Class overview
- Name: Ålesund-class destroyer
- Builders: Horten naval dockyard
- Operators: Royal Norwegian Navy
- Planned: 2
- Completed: 0

General characteristics
- Type: Destroyer
- Displacement: 1,220 long tons (1,240 t) standard
- Length: 100 m (328 ft 1 in) o/a
- Beam: 9.9 m (32 ft 6 in)
- Draught: 2.8 m (9 ft 2 in)
- Installed power: 30,000 shp (22,000 kW)
- Propulsion: Geared Steam turbines; 2 shafts;
- Speed: 34 knots (63 km/h; 39 mph)
- Armament: 4 × 120 mm (4.7 in) guns; 2 × 40 mm Bofors gun; 4 × 533 mm torpedo tubes;

= Ålesund-class destroyer =

Proposed Norwegian warship design

The Ålesund class was a proposed class of destroyers planned for the Royal Norwegian Navy. Construction began on two ships in 1938, but the incomplete ships were captured during the German invasion of Norway in 1940. While Germany continued construction works on the two destroyers, neither were completed, with one sunk by sabotage in 1944 and the other by British bombers in 1945. The Norwegians raised one of the destroyers and attempted to complete it, but the incomplete ship was sold for scrap in 1956.

==Design==
Norway authorised the construction of two destroyers for the Royal Norwegian Navy in the 1938 budget. These were the first modern destroyers ordered by Norway, and were considerably larger than the Sleipner-class torpedo boats which were being built at the time and were Norway's only modern torpedo craft.

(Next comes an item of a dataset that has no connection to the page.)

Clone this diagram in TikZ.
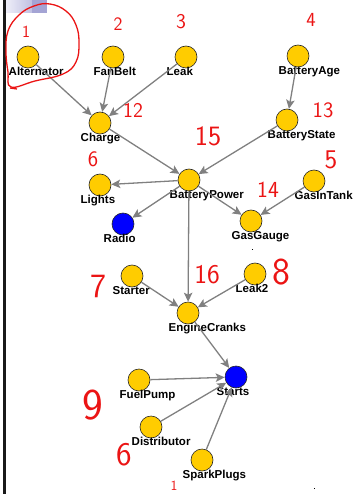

The ships were to be 100.0 m long overall and 95.0 m between perpendiculars, with a beam of 9.9 m and a mean draught of 2.8 m. Displacement was 1220 LT standard. Three Yarrow water-tube boilers in individual boiler rooms fed steam at 32 atm to two sets of de Laval geared impulse steam turbines, driving two shafts. The machinery was rated at 30000 shp, giving a speed of 34 kn. 300 LT of oil could be carried, giving a range of 3100 nmi at 19 kn.

Armament was planned to be four 120 mm (4.7 in) guns, with one twin-mount forward and two single-mounts aft. Anti-aircraft defences consisted of two Bofors 40 mm L/60 guns, backed up by two 13 mm machine guns. Two twin 533 mm (21-inch) torpedo tubes were to be fitted. Crew was to be 130 officers and other ranks.

==Construction==
The two as-yet unnamed destroyers were laid down in April 1939 at the naval dockyard at Horten, with completion planned for 1943. They were still at an early stage of construction when Germany invaded Norway in April 1940, and were captured when German forces seized Horten. Germany decided to continue construction for the Kriegsmarine, with the names ZN4 and ZN5. They were renamed TA7 and TA8 in early 1942. An entirely new armament was to fitted, consisting of to be three 10.5 cm SK C/32s on high-angle mounts, two 3.7 cm SK C/30 close-in anti-aircraft guns and six 2 cm C/30 AA guns, with a quadruple mount for 53.3 cm (21 inch) torpedo tubes.

Construction of the two ships was delayed by extensive sabotage. TA7 was launched on 29 May 1941, with TA8 not launched until 30 June 1943. It was decided to tow TA7 to Germany for completion, but TA7 was sunk at Horten on 27 September 1944 by a bomb placed in the ship's turbine room, shortly before the ship was due to depart for Germany. TA8 was sunk during a British air raid against Horten on the night of 23/24 February 1945.

After the end of the war in Europe in 1945, the wreck of TA8 was raised by the Norwegians, who decided to complete the ship with the name Ålesund, but work was abandoned in 1950 and the hulk sold for scrap in 1956.